We can reformulate Theorem 2.6 as:

Theorem 2.32 (Convergence of monotone sequences)

Every monotone sequence of real numbers converges to a number in \(\ERL\).

Proof. Let \(\{x_n\}\) be an increasing sequence. If it is bounded then by Theorem 2.6, it converges to a real number.

Assume it to be unbounded (from above). Then, for every \(M > 0\), there exists \(n_0\) (depending on M) such that \(x_n > M\) for all \(n > n_0\). Then, by Definition 2.44, it converges to \(\infty\).
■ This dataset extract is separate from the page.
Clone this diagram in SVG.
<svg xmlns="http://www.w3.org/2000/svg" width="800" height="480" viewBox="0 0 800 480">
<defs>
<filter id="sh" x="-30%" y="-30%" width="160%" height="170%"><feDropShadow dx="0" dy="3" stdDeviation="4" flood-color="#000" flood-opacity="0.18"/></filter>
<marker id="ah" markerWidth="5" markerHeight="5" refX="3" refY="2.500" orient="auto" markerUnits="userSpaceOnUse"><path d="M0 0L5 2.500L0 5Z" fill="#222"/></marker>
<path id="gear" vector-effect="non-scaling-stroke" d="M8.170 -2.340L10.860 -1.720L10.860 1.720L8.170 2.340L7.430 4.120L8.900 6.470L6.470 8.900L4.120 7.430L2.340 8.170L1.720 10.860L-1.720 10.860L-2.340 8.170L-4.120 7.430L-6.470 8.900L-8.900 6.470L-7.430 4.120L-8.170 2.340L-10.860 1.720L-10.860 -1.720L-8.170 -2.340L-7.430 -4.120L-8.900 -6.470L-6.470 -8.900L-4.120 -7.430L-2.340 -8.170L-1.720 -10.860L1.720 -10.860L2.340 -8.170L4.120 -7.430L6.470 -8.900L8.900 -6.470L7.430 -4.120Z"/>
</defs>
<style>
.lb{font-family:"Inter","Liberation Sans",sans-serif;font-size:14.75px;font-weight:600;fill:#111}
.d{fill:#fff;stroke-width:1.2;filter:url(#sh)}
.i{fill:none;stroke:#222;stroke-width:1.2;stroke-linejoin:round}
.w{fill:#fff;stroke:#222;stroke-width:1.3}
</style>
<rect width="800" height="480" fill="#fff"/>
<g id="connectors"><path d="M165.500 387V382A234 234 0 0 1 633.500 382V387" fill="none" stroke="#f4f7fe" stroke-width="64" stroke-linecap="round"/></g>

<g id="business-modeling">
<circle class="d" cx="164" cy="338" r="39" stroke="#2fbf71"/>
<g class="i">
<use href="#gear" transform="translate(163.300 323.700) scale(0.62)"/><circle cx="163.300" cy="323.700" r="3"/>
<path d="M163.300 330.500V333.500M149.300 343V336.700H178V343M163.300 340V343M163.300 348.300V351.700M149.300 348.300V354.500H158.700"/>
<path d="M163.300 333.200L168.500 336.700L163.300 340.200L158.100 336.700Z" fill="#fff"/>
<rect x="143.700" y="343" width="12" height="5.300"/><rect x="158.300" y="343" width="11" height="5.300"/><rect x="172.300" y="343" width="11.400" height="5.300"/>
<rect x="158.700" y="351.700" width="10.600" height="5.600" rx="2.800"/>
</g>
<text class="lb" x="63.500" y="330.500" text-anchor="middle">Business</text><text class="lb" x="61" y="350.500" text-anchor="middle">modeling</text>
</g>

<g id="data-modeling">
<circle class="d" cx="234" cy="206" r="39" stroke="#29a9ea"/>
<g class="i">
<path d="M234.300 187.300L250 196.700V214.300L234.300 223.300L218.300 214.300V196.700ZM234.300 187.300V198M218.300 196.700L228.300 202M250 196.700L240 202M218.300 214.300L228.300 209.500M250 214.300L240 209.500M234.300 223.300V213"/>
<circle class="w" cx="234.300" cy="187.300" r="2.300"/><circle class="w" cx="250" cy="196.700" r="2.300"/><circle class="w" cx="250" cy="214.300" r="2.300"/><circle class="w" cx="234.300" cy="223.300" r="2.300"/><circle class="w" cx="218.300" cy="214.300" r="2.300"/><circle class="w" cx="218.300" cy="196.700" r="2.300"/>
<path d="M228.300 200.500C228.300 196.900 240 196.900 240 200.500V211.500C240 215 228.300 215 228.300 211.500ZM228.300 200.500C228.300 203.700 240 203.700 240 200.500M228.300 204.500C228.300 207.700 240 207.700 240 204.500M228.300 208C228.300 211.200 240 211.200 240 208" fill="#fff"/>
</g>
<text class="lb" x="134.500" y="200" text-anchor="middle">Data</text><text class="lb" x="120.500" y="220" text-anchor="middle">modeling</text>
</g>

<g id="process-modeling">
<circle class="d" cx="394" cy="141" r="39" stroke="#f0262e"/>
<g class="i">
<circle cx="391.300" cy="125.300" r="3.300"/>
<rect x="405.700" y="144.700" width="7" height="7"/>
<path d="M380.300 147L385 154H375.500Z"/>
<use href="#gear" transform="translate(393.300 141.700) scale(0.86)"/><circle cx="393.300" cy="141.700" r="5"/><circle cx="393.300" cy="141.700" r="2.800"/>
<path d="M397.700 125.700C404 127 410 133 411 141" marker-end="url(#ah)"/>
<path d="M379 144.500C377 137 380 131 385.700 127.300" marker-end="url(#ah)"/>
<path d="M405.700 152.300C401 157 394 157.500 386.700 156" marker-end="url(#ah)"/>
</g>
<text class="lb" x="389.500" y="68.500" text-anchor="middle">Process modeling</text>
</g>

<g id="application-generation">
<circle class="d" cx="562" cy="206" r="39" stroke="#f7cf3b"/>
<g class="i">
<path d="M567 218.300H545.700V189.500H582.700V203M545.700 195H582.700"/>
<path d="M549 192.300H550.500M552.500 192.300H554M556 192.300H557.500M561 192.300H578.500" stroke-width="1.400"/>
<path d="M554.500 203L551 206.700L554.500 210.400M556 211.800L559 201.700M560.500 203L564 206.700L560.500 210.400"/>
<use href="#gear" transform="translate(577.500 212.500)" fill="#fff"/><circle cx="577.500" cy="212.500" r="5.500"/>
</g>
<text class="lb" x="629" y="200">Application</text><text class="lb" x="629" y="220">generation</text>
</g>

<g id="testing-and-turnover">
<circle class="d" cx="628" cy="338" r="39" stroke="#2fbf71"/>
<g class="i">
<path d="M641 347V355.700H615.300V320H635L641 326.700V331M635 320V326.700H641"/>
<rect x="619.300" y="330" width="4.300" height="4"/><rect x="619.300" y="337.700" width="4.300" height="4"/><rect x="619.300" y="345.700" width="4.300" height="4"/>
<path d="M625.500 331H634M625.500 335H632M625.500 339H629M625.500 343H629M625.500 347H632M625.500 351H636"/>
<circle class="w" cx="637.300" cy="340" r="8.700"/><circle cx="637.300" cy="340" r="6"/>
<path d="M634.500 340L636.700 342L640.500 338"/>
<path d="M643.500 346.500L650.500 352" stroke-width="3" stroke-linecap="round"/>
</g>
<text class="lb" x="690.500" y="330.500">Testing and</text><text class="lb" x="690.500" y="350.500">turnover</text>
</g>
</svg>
Let \(\{x_n\}\) be a decreasing sequence. If it is bounded then by Theorem 2.6, it converges to a real number.

Assume it to be unbounded (from below). Then, for every \(M < 0\), there exists \(n_0\) (depending on M) such that \(x_n < M\) for all \(n > n_0\). Then, by Definition 2.44, it converges to \(-\infty\).

Thus, every monotone sequence either converges to a real number or it converges to one of the infinities.

Remark 2.13 (Infinite sums)

Consider a series \(\sum x_n\). If the sequence of partial sums converges to \(\infty\), we say that \(\sum x_n = \infty\) i.e. the sum of the series is infinite. Similarly, if the sequence of partial sums converges to \(-\infty\), we say that \(\sum x_n = -\infty\).

Remark 2.14

Every series of non-negative real numbers converges in \(\ERL\).

Proof. The sequence of partial sums is an increasing sequence. By Theorem 2.32, it converges either to a real number or to \(\infty\).